Following this sequence of events, two actions were commenced: one by Merck against Apotex for patent infringement, and the other by Apotex against Merck for damages under section 8 of the NOC Regulations as a result of its delayed entry into the lovastatin market.
The Decision respecting s. 8 of the NOC Regulations
The Court’s decision turned on two main issues: (1) whether the 1993 or the 1998 version of the NOC Regulations applied; and (2) whether Apotex was entitled to compensation under s. 8 of the applicable version of the NOC Regulations.

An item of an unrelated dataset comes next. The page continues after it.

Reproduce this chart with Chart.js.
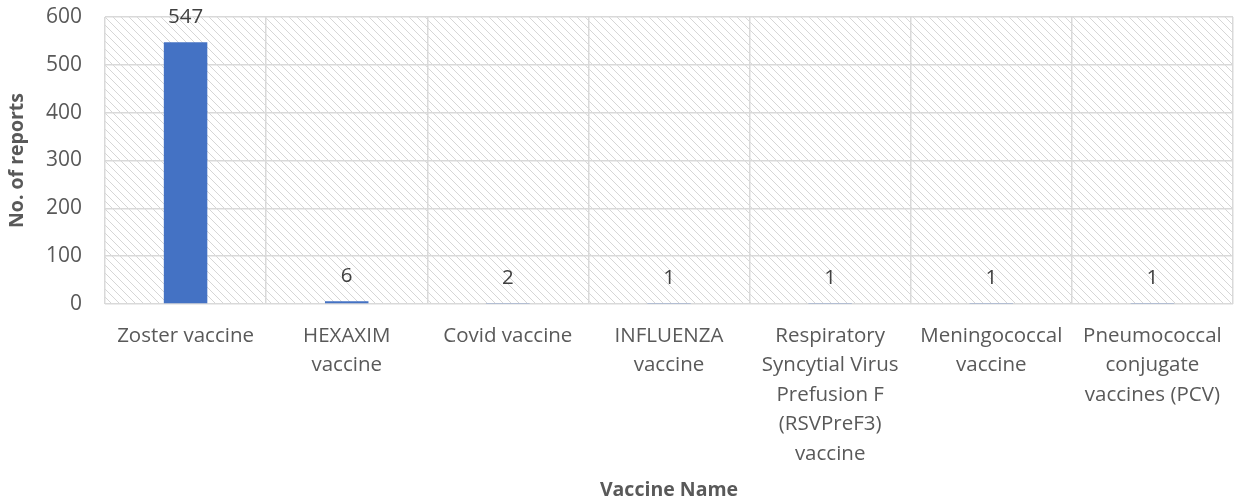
<!DOCTYPE html>
<html>
<head>
<meta charset="utf-8">
<script src="https://cdn.jsdelivr.net/npm/chart.js@4"></script>
<style>
  html, body { margin: 0; padding: 0; background: #fff; }
  #wrap { width: 1235px; height: 504px; }
</style>
</head>
<body>
<div id="wrap"><canvas id="c" width="1235" height="504"></canvas></div>
<script>
const categories = [
  'Zoster vaccine',
  ['HEXAXIM', 'vaccine'],
  'Covid vaccine',
  ['INFLUENZA', 'vaccine'],
  ['Respiratory', 'Syncytial Virus', 'Prefusion F', '(RSVPreF3)', 'vaccine'],
  ['Meningococcal', 'vaccine'],
  ['Pneumococcal', 'conjugate', 'vaccines (PCV)']
];
const reports = [547, 6, 2, 1, 1, 1, 1];
const yTicks = [0, 100, 200, 300, 400, 500, 600];

const FONT = 'Open Sans';
const textColor = '#595959';

// dotted diagonal hatch like the Excel plot area fill
function hatch() {
  const p = document.createElement('canvas');
  p.width = 8; p.height = 8;
  const g = p.getContext('2d');
  g.fillStyle = '#d6d6d6';
  for (let i = 0; i < 8; i++) g.fillRect(i, i, 1, 1);
  return document.getElementById('c').getContext('2d').createPattern(p, 'repeat');
}

const plotFill = {
  id: 'plotFill',
  beforeDraw(chart) {
    const { ctx, chartArea: a } = chart;
    ctx.save();
    ctx.fillStyle = hatch();
    ctx.fillRect(a.left, a.top, a.right - a.left, a.bottom - a.top);
    ctx.restore();
  }
};

const valueLabels = {
  id: 'valueLabels',
  afterDatasetsDraw(chart) {
    const ctx = chart.ctx;
    const meta = chart.getDatasetMeta(0);
    ctx.save();
    ctx.font = '20.5px ' + FONT;
    ctx.fillStyle = '#404040';
    ctx.textAlign = 'center';
    ctx.textBaseline = 'middle';
    meta.data.forEach((bar, i) => {
      ctx.fillText(reports[i], bar.x, bar.y - 25);
    });
    ctx.restore();
  }
};

new Chart(document.getElementById('c'), {
  type: 'bar',
  data: {
    labels: categories,
    datasets: [{
      data: reports,
      backgroundColor: '#4472c4',
      categoryPercentage: 1,
      barPercentage: 0.27
    }]
  },
  options: {
    responsive: false,
    animation: false,
    layout: { padding: { top: 17, right: 2, left: 1, bottom: 2 } },
    plugins: { legend: { display: false }, tooltip: { enabled: false } },
    scales: {
      x: {
        afterFit(axis) { axis.height = 198; axis.paddingLeft = 0; axis.paddingRight = 0; },
        grid: { color: '#d9d9d9', lineWidth: 1.5, drawTicks: false },
        border: { display: false },
        ticks: {
          color: textColor, font: { family: FONT, size: 20.5, lineHeight: 1.44 },
          maxRotation: 0, autoSkip: false, padding: 17
        },
        title: {
          display: true, text: 'Vaccine Name', color: textColor,
          font: { family: FONT, size: 19.5, weight: 'bold' }, padding: { top: 10, bottom: 0 }
        }
      },
      y: {
        min: 0, max: 600,
        afterBuildTicks(axis) { axis.ticks = yTicks.map(v => ({ value: v })); },
        afterFit(axis) { axis.width = 104; axis.paddingTop = 0; axis.paddingBottom = 0; },
        grid: { color: '#d9d9d9', lineWidth: 1.5, drawTicks: false },
        border: { display: false },
        ticks: { color: textColor, font: { family: FONT, size: 21 }, padding: 23 },
        title: {
          display: true, text: 'No. of reports', color: textColor,
          font: { family: FONT, size: 19.5, weight: 'bold' }, padding: { top: 5, bottom: 0 }
        }
      }
    }
  },
  plugins: [plotFill, valueLabels]
});
</script>
</body>
</html>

The 1993 NOC Regulations Applied In determining which version of the NOC Regulations applied, the Court looked to the transitional provisions in s. 9 of the NOC Regulations as amended in 1998. Section 9(6) stated that the 1998 version of the NOC Regulations would apply to “an application pending on the coming into force of these Regulations.”
The Court found that it was arguable that the expiry of the 30-month statutory stay period on December 1, 1996, which extinguished any further right of application, was the determinative date. Given that this event was prior to the coming into force of the 1998 version of the NOC Regulations on March 11, 1998, the 1993 version of the NOC Regulations applied (i.e. the application was clearly not “pending”).
Apotex is Not Entitled to Damages
The 1993 version of the NOC Regulations stipulated that an innovator pharmaceutical company would be liable under s. 8 for all damage suffered by a generic pharmaceutical company where, because of a prohibition application commenced by the innovator, the Minister delays issuing a NOC “beyond the expiration of all patents that are the subject of an order pursuant to subsection 6(1).”
Merck submitted that the ‘380 Patent, which did not expire until 2001, was extant during the full period in which Apotex claimed it was kept off the market as a result of Merck’s prohibition application (April 1996 to March 1997). As such, Merck argued that Apotex had no valid claim for damages.
Apotex asserted that Merck’s interpretation of s. 8 would be inconsistent with the intent of the Governor-in-Council, as reflected in the Regulatory Impact Assessment Statement (RIAS) that accompanied the 1993 version of the NOC Regulations. The RIAS specified that the costs of delays arising from the NOC Regulations would be minimized by the fact that “a patentee will be liable for all damage suffered from the delay.” According to Apotex, any interpretation of s. 8 that accorded with the RIAS would necessarily permit Apotex to recover its damages for being wrongly kept off the market.
The Court disagreed with Apotex’s position, however, and found that as of the date of its NOC, the ‘380 Patent had not “expired” as that term would be understood, i.e. by the natural end of its term, by lapse such as failure to pay maintenance fees, or by operation of law such as a declaration of invalidity. In the result, because of the wording employed in s. 8 of the 1993 version of the NOC Regulations, Apotex was unable to recover damages.